The manuscript discusses how some sections of the Big Book may have been misunderstood, the difficulties which may have accompanied the necessary inclusion of some AA members who may not have been real alcoholics, those criteria which endeavour to differentiate the person with a drinking problem from someone who has acquired a drinking illness, the nature of the motives behind the pursuit and nourishment of a spiritual experience, and the role that the AA meeting has to play in the overall context of recovery.
The book also seeks to explain why there can be a reluctance by some AA members to accept that their fellowship has any problems to speak of at all, and how the oral tradition has inadvertently usurped and confused the earnest deliberations of the original written construct of the 12 step recovery programme.

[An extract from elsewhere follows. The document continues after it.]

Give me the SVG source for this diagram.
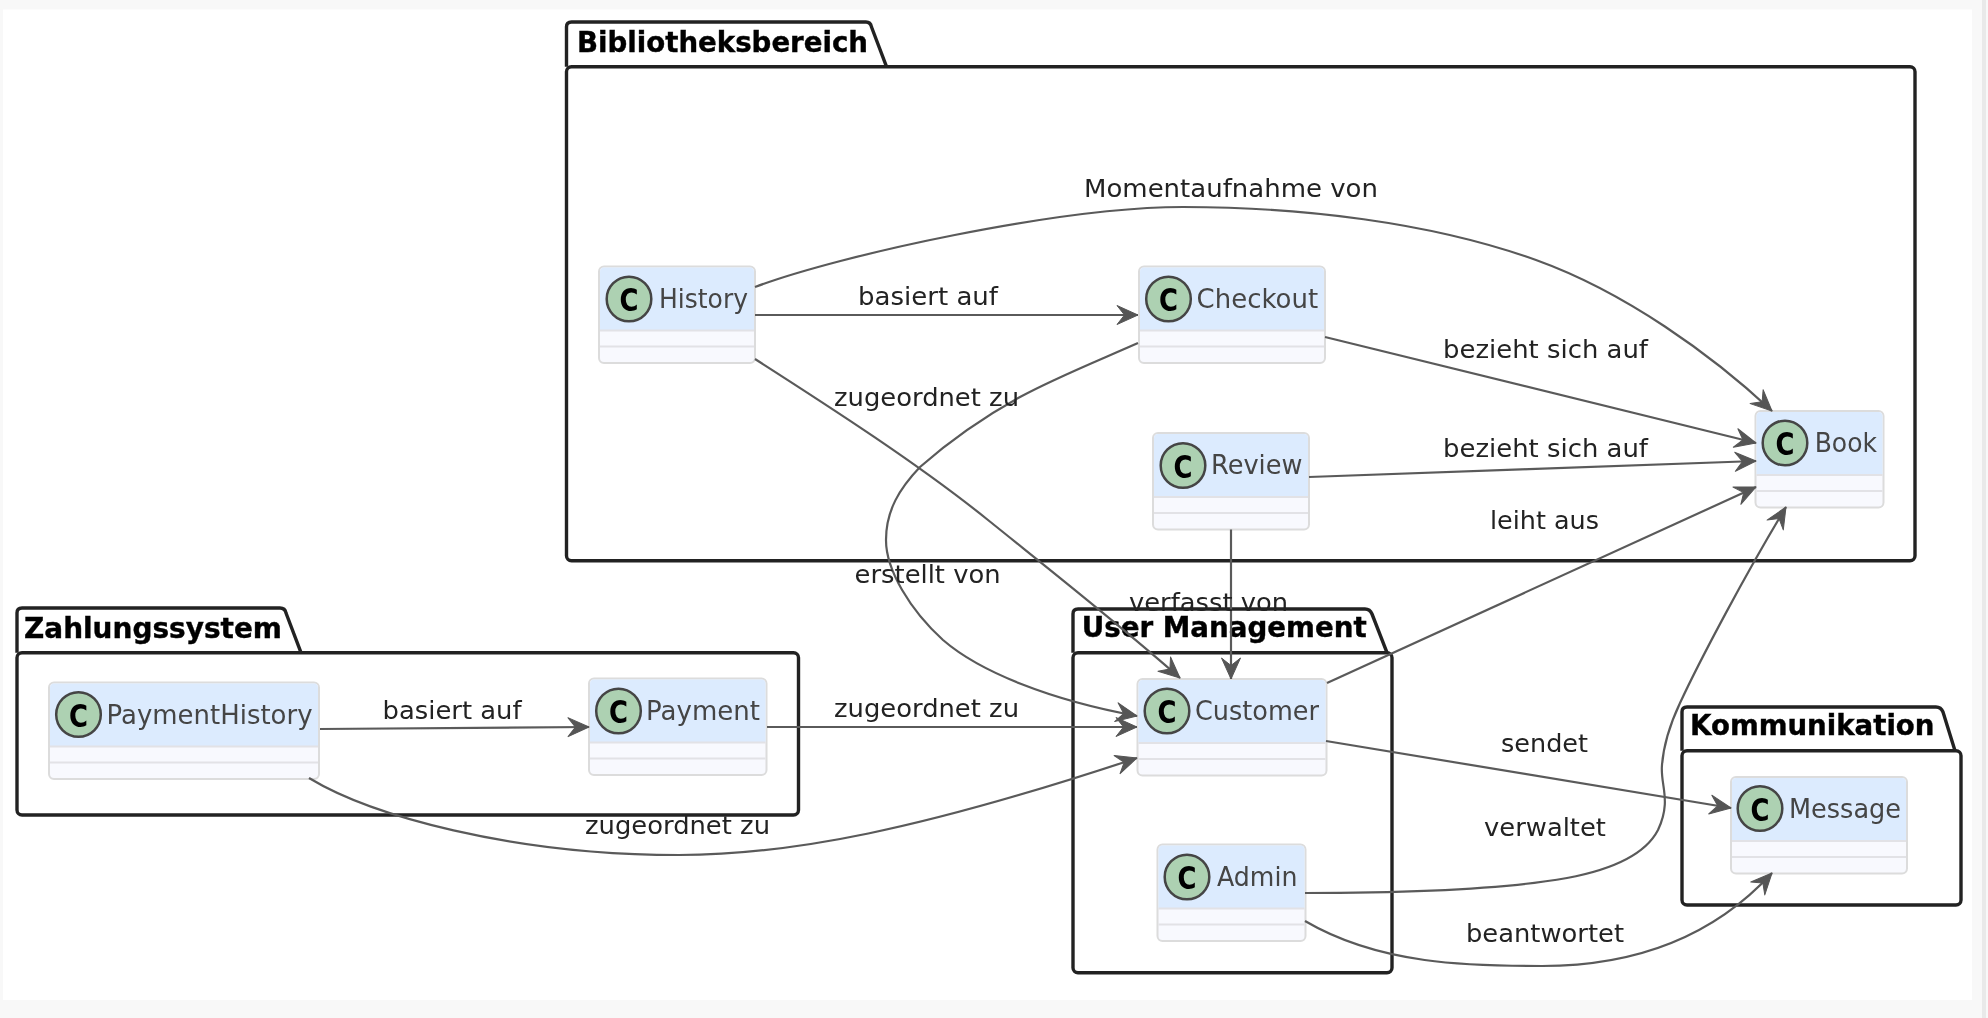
<svg xmlns="http://www.w3.org/2000/svg" width="1988" height="1018" viewBox="0 0 1988 1018">
<style>
.pkg{fill:none;stroke:#222;stroke-width:3.4;stroke-linejoin:round}
.pt{font:bold 28px "DejaVu Sans",sans-serif;fill:#000;stroke:#000;stroke-width:.4}
.box{fill:#F8F9FE;stroke:#dcdcdc;stroke-width:2}
.head{fill:#DCEBFE}
.div{stroke:#e2e2e6;stroke-width:2}
.ci{fill:#ADD1B2;stroke:#444;stroke-width:2.5}
.cg{font:bold 32px "DejaVu Sans",sans-serif;fill:#000}
.cn{font:27px "DejaVu Sans",sans-serif;fill:#444}
.lb{font:25px "DejaVu Sans",sans-serif;fill:#222}
.ed{fill:none;stroke:#5a5a5a;stroke-width:2.2;marker-end:url(#ah)}
</style>
<defs>
<marker id="ah" markerUnits="userSpaceOnUse" markerWidth="26" markerHeight="26" refX="23" refY="13" orient="auto">
<path d="M23 13 L2 3.5 L9.5 13 L2 22.5 Z" fill="#555" stroke="#555" stroke-width="1" stroke-linejoin="round"/>
</marker>
<filter id="soft" filterUnits="userSpaceOnUse" x="0" y="0" width="1988" height="1018"><feGaussianBlur stdDeviation="0.6"/></filter>
</defs>
<rect width="1988" height="1018" fill="#f8f8f8"/>
<rect x="1982" y="0" width="4" height="1018" fill="#e9e9e9"/>
<rect x="3" y="9.5" width="1969" height="990.5" fill="#fff"/>
<g filter="url(#soft)">
<g id="pkg-bibliotheksbereich">
<path class="pkg" d="M566.5 66.7 V27 Q566.5 22 571.5 22 H866 Q870.5 22 871.5 27 L886.5 66.7"/>
<rect class="pkg" x="566.5" y="66.7" width="1348.5" height="494" rx="5"/>
<text class="pt" x="577" y="51.7" textLength="291" lengthAdjust="spacingAndGlyphs">Bibliotheksbereich</text>
</g>
<g id="pkg-zahlungssystem">
<path class="pkg" d="M17 652.7 V613 Q17 608 22 608 H280 Q285 608 286 613 L301 652.7"/>
<rect class="pkg" x="17" y="652.7" width="781.5" height="162.3" rx="5"/>
<text class="pt" x="24" y="637.7" textLength="258" lengthAdjust="spacingAndGlyphs">Zahlungssystem</text>
</g>
<g id="pkg-user-management">
<path class="pkg" d="M1073 652.7 V614 Q1073 609 1078 609 H1365 Q1370 609 1372 614 L1387 652.7"/>
<rect class="pkg" x="1073" y="652.7" width="319" height="320" rx="5"/>
<text class="pt" x="1081.7" y="636.7" textLength="285" lengthAdjust="spacingAndGlyphs">User Management</text>
</g>
<g id="pkg-kommunikation">
<path class="pkg" d="M1682 750.7 V712 Q1682 707 1687 707 H1936 Q1941 707 1943 712 L1955 750.7"/>
<rect class="pkg" x="1682" y="750.7" width="279" height="154.3" rx="5"/>
<text class="pt" x="1690" y="735" textLength="244.5" lengthAdjust="spacingAndGlyphs">Kommunikation</text>
</g>

<g id="node-history">
<rect class="box" x="599" y="266.5" width="156" height="96.5" rx="5"/>
<path class="head" d="M600 330 V272 Q600 267.5 604 267.5 H750 Q754 267.5 754 272 V330 Z"/>
<path class="div" d="M600 330.5 H754 M600 346.5 H754"/>
<circle class="ci" cx="629" cy="299" r="22.3"/>
<text class="cg" x="619.5" y="311" textLength="19" lengthAdjust="spacingAndGlyphs">C</text>
<text class="cn" x="659" y="308" textLength="89" lengthAdjust="spacingAndGlyphs">History</text>
</g>
<g id="node-checkout">
<rect class="box" x="1139" y="266.5" width="186" height="96.5" rx="5"/>
<path class="head" d="M1140 330 V272 Q1140 267.5 1144 267.5 H1320 Q1324 267.5 1324 272 V330 Z"/>
<path class="div" d="M1140 330.5 H1324 M1140 346.5 H1324"/>
<circle class="ci" cx="1168.5" cy="299" r="22.3"/>
<text class="cg" x="1159" y="311" textLength="19" lengthAdjust="spacingAndGlyphs">C</text>
<text class="cn" x="1196.6" y="308" textLength="121.5" lengthAdjust="spacingAndGlyphs">Checkout</text>
</g>
<g id="node-book">
<rect class="box" x="1755.5" y="411" width="128" height="96.5" rx="5"/>
<path class="head" d="M1756.5 474.5 V416.5 Q1756.5 412 1760.5 412 H1878.5 Q1882.5 412 1882.5 416.5 V474.5 Z"/>
<path class="div" d="M1756.5 475 H1882.5 M1756.5 491 H1882.5"/>
<circle class="ci" cx="1785" cy="443" r="22.3"/>
<text class="cg" x="1775.5" y="455" textLength="19" lengthAdjust="spacingAndGlyphs">C</text>
<text class="cn" x="1814.7" y="452" textLength="62.3" lengthAdjust="spacingAndGlyphs">Book</text>
</g>
<g id="node-review">
<rect class="box" x="1153" y="433" width="156" height="96.5" rx="5"/>
<path class="head" d="M1154 496.5 V438.5 Q1154 434 1158 434 H1304 Q1308 434 1308 438.5 V496.5 Z"/>
<path class="div" d="M1154 497 H1308 M1154 513 H1308"/>
<circle class="ci" cx="1183" cy="465.5" r="22.3"/>
<text class="cg" x="1173.5" y="477.5" textLength="19" lengthAdjust="spacingAndGlyphs">C</text>
<text class="cn" x="1211" y="474" textLength="91.5" lengthAdjust="spacingAndGlyphs">Review</text>
</g>
<g id="node-customer">
<rect class="box" x="1137.5" y="679" width="189" height="96.5" rx="5"/>
<path class="head" d="M1138.5 742.5 V684.5 Q1138.5 680 1142.5 680 H1321.5 Q1325.5 680 1325.5 684.5 V742.5 Z"/>
<path class="div" d="M1138.5 743 H1325.5 M1138.5 759 H1325.5"/>
<circle class="ci" cx="1167" cy="711" r="22.3"/>
<text class="cg" x="1157.5" y="723" textLength="19" lengthAdjust="spacingAndGlyphs">C</text>
<text class="cn" x="1195" y="720" textLength="124" lengthAdjust="spacingAndGlyphs">Customer</text>
</g>
<g id="node-admin">
<rect class="box" x="1157.5" y="844.5" width="148" height="96.5" rx="5"/>
<path class="head" d="M1158.5 908 V850 Q1158.5 845.5 1162.5 845.5 H1300.5 Q1304.5 845.5 1304.5 850 V908 Z"/>
<path class="div" d="M1158.5 908.5 H1304.5 M1158.5 924.5 H1304.5"/>
<circle class="ci" cx="1187" cy="877" r="22.3"/>
<text class="cg" x="1177.5" y="889" textLength="19" lengthAdjust="spacingAndGlyphs">C</text>
<text class="cn" x="1217" y="886" textLength="80.4" lengthAdjust="spacingAndGlyphs">Admin</text>
</g>
<g id="node-message">
<rect class="box" x="1731" y="777" width="176" height="96.5" rx="5"/>
<path class="head" d="M1732 840.5 V782.5 Q1732 778 1736 778 H1902 Q1906 778 1906 782.5 V840.5 Z"/>
<path class="div" d="M1732 841 H1906 M1732 857 H1906"/>
<circle class="ci" cx="1760" cy="808.5" r="22.3"/>
<text class="cg" x="1750.5" y="820.5" textLength="19" lengthAdjust="spacingAndGlyphs">C</text>
<text class="cn" x="1789" y="818" textLength="112" lengthAdjust="spacingAndGlyphs">Message</text>
</g>
<g id="node-paymenthistory">
<rect class="box" x="49" y="682.5" width="270" height="96.5" rx="5"/>
<path class="head" d="M50 746 V688 Q50 683.5 54 683.5 H314 Q318 683.5 318 688 V746 Z"/>
<path class="div" d="M50 746.5 H318 M50 762.5 H318"/>
<circle class="ci" cx="78.5" cy="714.5" r="22.3"/>
<text class="cg" x="69" y="726.5" textLength="19" lengthAdjust="spacingAndGlyphs">C</text>
<text class="cn" x="106.5" y="723.5" textLength="206" lengthAdjust="spacingAndGlyphs">PaymentHistory</text>
</g>
<g id="node-payment">
<rect class="box" x="589" y="678.5" width="177.5" height="96.5" rx="5"/>
<path class="head" d="M590 742 V684 Q590 679.5 594 679.5 H761.5 Q765.5 679.5 765.5 684 V742 Z"/>
<path class="div" d="M590 742.5 H765.5 M590 758.5 H765.5"/>
<circle class="ci" cx="618.5" cy="711" r="22.3"/>
<text class="cg" x="609" y="723" textLength="19" lengthAdjust="spacingAndGlyphs">C</text>
<text class="cn" x="646" y="719.5" textLength="114" lengthAdjust="spacingAndGlyphs">Payment</text>
</g>

<g id="connectors">
<path class="ed" d="M755 287 C840 255 1060 207 1183 207 C1300 207 1430 222 1536 260 C1625 292 1712 355 1772 411"/>
<path class="ed" d="M755 315 H1138"/>
<path class="ed" d="M755 359 C830 407 920 465 988 520 C1050 570 1120 625 1180 678"/>
<path class="ed" d="M1138 343 C1095 362 1055 378 1020 397 C975 422 945 445 920 467 C900 488 886 510 886 540 C886 570 910 610 943 640 C980 672 1050 700 1137 716"/>
<path class="ed" d="M1325 337 L1756 443"/>
<path class="ed" d="M1309 477 L1756 461"/>
<path class="ed" d="M1231 529.5 V679"/>
<path class="ed" d="M1327 683 L1756 487"/>
<path class="ed" d="M1305 893 C1400 893 1500 890 1567 878 C1610 870 1645 855 1658 830 C1672 800 1660 785 1662 765 C1664 740 1672 720 1680 703 C1700 660 1745 575 1786 507"/>
<path class="ed" d="M1326 741 L1731 808"/>
<path class="ed" d="M1305 921 C1380 965 1470 966 1542 966 C1640 966 1715 935 1772 873"/>
<path class="ed" d="M320 729 L589 727"/>
<path class="ed" d="M767 727 H1137"/>
<path class="ed" d="M309 778 C370 815 510 855 679 855 C790 855 920 830 1137 758"/>
</g>

<g id="labels">
<text class="lb" x="1084" y="197" textLength="294" lengthAdjust="spacingAndGlyphs">Momentaufnahme von</text>
<text class="lb" x="858" y="305" textLength="140" lengthAdjust="spacingAndGlyphs">basiert auf</text>
<text class="lb" x="834" y="406" textLength="185" lengthAdjust="spacingAndGlyphs">zugeordnet zu</text>
<text class="lb" x="1443" y="358" textLength="205" lengthAdjust="spacingAndGlyphs">bezieht sich auf</text>
<text class="lb" x="1443" y="457" textLength="205" lengthAdjust="spacingAndGlyphs">bezieht sich auf</text>
<text class="lb" x="1490" y="529" textLength="109" lengthAdjust="spacingAndGlyphs">leiht aus</text>
<text class="lb" x="854.6" y="583" textLength="146" lengthAdjust="spacingAndGlyphs">erstellt von</text>
<text class="lb" x="1129" y="611" textLength="159" lengthAdjust="spacingAndGlyphs">verfasst von</text>
<text class="lb" x="834" y="717" textLength="185" lengthAdjust="spacingAndGlyphs">zugeordnet zu</text>
<text class="lb" x="382.6" y="719" textLength="139" lengthAdjust="spacingAndGlyphs">basiert auf</text>
<text class="lb" x="585" y="834" textLength="185" lengthAdjust="spacingAndGlyphs">zugeordnet zu</text>
<text class="lb" x="1501" y="752" textLength="87" lengthAdjust="spacingAndGlyphs">sendet</text>
<text class="lb" x="1484" y="836" textLength="122" lengthAdjust="spacingAndGlyphs">verwaltet</text>
<text class="lb" x="1466" y="942" textLength="158" lengthAdjust="spacingAndGlyphs">beantwortet</text>
</g>
</g>
</svg>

The general objective of Alcoholics Ambiguous is to present an overview of the circumstances which have led to a decline in the efficacy of AA in some of its quarters. It is the opinion of the author that such a catalogue of determining factors has escaped the scrutiny of the fellowship both in the past and the present, as its burgeoning membership may have increasingly hampered its ability to sustain those practical initiatives which are relevant to its tradition of service.
Alcoholics Ambiguous means to quell any confusion abroad in the meeting rooms about the true message of recovery, and to draw AA's attention to how ideological changes within the fellowship have slowly led to a subtle embargo on the development of its own progress.